What is needed:
Start at the line holding "Generate a Python", stop at the line holding "color=colors[1], label=series_names[1], zorder=3)", and repeat those lines exactly, both ends included; skip the pictures.
══ Supplied information ══
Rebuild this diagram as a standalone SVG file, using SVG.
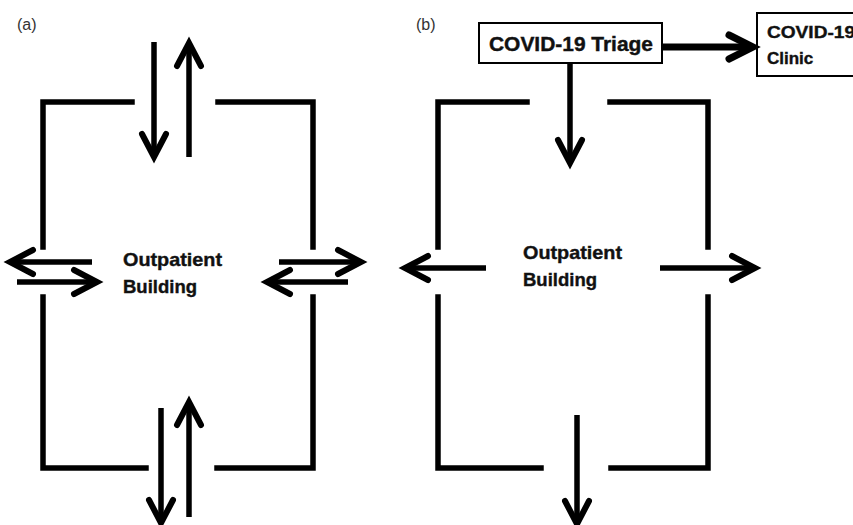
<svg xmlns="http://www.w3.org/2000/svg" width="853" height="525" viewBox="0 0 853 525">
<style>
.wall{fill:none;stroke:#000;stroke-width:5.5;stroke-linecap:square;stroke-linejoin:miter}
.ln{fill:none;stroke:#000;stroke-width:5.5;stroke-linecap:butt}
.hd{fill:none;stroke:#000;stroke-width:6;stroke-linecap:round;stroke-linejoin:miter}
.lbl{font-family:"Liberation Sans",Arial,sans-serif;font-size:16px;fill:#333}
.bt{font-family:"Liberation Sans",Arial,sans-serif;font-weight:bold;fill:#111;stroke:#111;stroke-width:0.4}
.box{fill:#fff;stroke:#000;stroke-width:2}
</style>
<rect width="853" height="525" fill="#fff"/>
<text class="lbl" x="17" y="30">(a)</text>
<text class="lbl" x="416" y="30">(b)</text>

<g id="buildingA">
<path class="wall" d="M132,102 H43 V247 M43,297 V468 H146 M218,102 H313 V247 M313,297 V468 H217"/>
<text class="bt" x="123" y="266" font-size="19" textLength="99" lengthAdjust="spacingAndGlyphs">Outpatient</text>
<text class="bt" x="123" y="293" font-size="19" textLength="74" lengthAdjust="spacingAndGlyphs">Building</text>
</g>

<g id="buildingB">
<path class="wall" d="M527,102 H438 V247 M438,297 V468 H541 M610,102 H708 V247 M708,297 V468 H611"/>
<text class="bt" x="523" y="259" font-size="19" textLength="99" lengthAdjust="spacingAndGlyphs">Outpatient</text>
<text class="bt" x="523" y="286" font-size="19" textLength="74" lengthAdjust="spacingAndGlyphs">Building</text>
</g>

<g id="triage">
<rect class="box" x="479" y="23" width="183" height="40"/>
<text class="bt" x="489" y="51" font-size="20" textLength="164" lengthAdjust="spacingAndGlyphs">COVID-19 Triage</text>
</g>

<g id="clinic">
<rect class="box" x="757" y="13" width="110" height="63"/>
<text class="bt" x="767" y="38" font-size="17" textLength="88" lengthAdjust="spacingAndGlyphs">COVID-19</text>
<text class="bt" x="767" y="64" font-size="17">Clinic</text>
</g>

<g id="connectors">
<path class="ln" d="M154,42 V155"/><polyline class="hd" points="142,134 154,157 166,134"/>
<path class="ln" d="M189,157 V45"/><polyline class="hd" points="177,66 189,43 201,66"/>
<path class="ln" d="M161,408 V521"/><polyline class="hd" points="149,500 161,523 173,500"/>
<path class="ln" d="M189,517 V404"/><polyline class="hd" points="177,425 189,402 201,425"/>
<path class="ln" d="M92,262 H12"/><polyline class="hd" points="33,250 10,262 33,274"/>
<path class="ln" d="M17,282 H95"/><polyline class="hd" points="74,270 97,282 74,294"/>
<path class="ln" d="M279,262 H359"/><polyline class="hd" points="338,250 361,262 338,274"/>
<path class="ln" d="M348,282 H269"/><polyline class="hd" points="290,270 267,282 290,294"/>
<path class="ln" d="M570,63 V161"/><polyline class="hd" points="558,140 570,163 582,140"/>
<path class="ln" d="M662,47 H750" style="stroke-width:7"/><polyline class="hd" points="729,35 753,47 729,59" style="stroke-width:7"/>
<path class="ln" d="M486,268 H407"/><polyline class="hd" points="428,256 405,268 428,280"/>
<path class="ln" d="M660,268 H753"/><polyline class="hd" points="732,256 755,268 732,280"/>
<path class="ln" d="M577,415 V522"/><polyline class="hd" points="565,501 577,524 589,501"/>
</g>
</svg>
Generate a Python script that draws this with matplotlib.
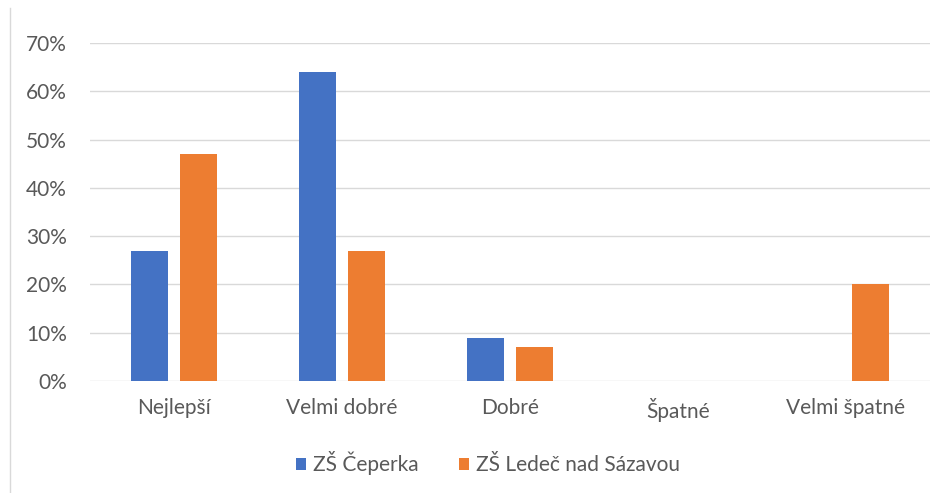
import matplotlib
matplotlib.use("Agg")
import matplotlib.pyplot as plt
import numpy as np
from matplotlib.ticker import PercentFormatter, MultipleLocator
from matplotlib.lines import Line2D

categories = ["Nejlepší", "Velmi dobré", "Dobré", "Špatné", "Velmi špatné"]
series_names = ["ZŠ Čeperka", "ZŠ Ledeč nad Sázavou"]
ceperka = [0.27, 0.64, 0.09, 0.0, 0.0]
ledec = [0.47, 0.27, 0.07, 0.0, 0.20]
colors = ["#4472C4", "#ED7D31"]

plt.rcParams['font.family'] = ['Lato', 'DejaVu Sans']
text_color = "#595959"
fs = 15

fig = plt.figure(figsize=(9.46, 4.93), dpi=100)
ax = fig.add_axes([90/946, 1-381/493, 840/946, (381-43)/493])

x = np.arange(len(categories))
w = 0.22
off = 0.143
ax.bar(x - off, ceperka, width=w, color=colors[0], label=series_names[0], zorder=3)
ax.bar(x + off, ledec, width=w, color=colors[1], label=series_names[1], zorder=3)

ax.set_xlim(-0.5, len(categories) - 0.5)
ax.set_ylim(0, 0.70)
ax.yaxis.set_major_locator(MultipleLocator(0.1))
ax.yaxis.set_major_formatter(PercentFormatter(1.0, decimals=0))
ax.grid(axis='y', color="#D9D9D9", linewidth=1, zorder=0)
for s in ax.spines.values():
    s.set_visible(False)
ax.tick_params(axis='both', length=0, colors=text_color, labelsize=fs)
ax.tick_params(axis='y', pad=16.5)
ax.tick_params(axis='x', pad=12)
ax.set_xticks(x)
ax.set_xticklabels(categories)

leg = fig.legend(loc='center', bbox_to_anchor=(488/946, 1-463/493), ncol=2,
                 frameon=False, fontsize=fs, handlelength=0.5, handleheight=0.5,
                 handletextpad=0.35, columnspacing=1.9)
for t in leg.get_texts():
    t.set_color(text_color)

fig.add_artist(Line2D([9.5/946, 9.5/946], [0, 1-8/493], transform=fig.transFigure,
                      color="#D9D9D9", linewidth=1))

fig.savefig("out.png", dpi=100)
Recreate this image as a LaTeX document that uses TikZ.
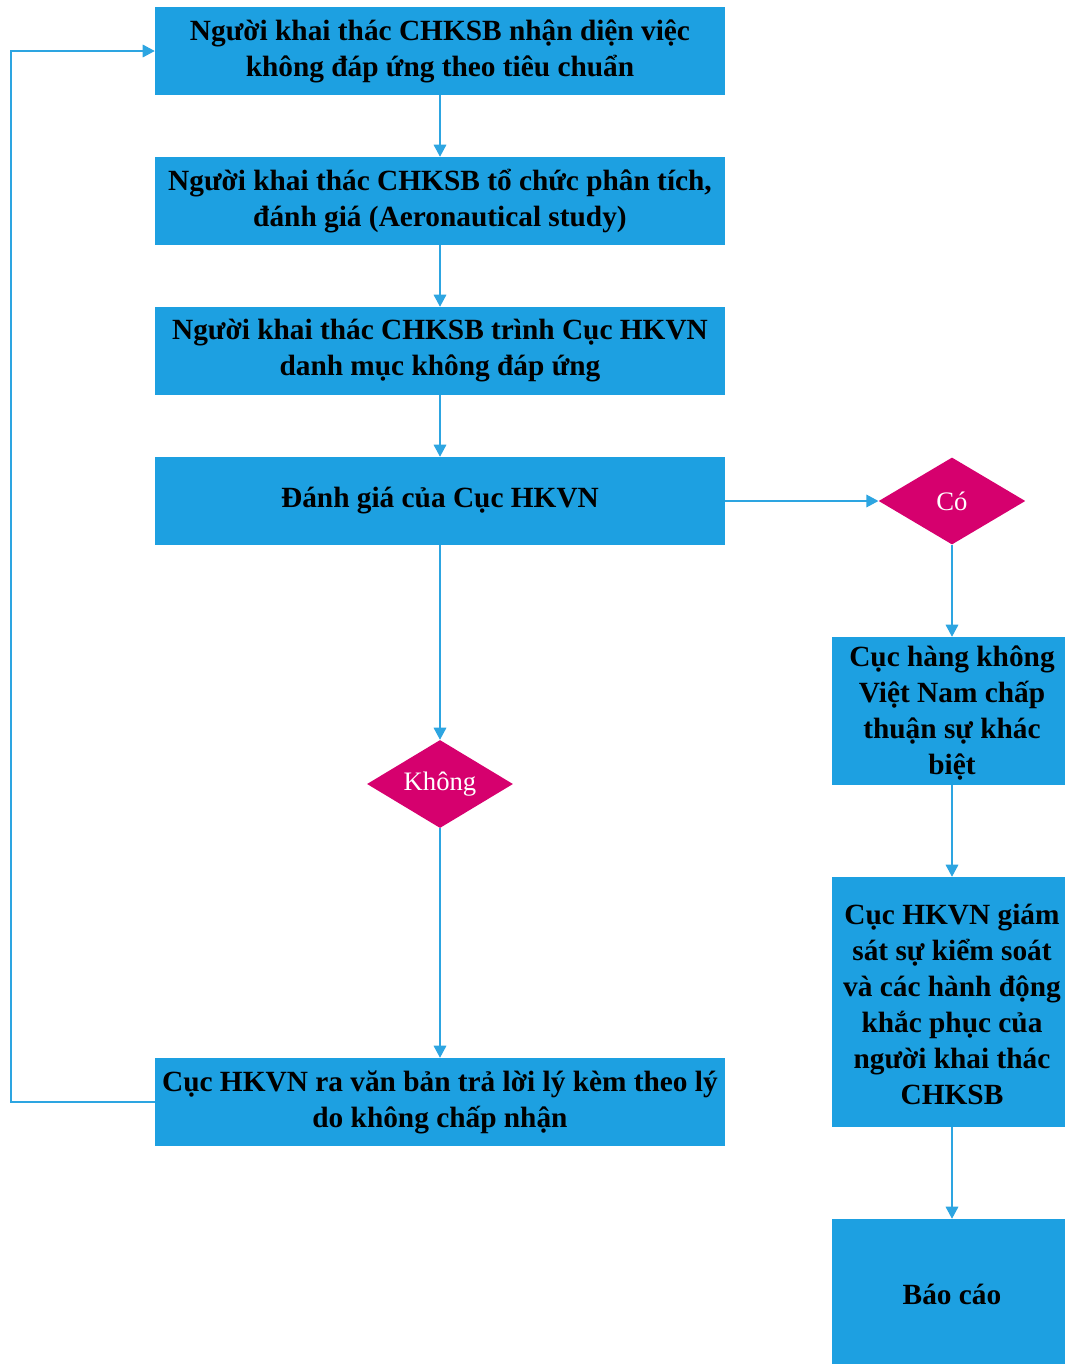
═══
Solution to this task:
Generate a Python script that draws this with matplotlib.
import matplotlib
matplotlib.use("Agg")
import matplotlib.pyplot as plt
import numpy as np
from matplotlib.ticker import PercentFormatter, MultipleLocator
from matplotlib.lines import Line2D

categories = ["Nejlepší", "Velmi dobré", "Dobré", "Špatné", "Velmi špatné"]
series_names = ["ZŠ Čeperka", "ZŠ Ledeč nad Sázavou"]
ceperka = [0.27, 0.64, 0.09, 0.0, 0.0]
ledec = [0.47, 0.27, 0.07, 0.0, 0.20]
colors = ["#4472C4", "#ED7D31"]

plt.rcParams['font.family'] = ['Lato', 'DejaVu Sans']
text_color = "#595959"
fs = 15

fig = plt.figure(figsize=(9.46, 4.93), dpi=100)
ax = fig.add_axes([90/946, 1-381/493, 840/946, (381-43)/493])

x = np.arange(len(categories))
w = 0.22
off = 0.143
ax.bar(x - off, ceperka, width=w, color=colors[0], label=series_names[0], zorder=3)
ax.bar(x + off, ledec, width=w, color=colors[1], label=series_names[1], zorder=3)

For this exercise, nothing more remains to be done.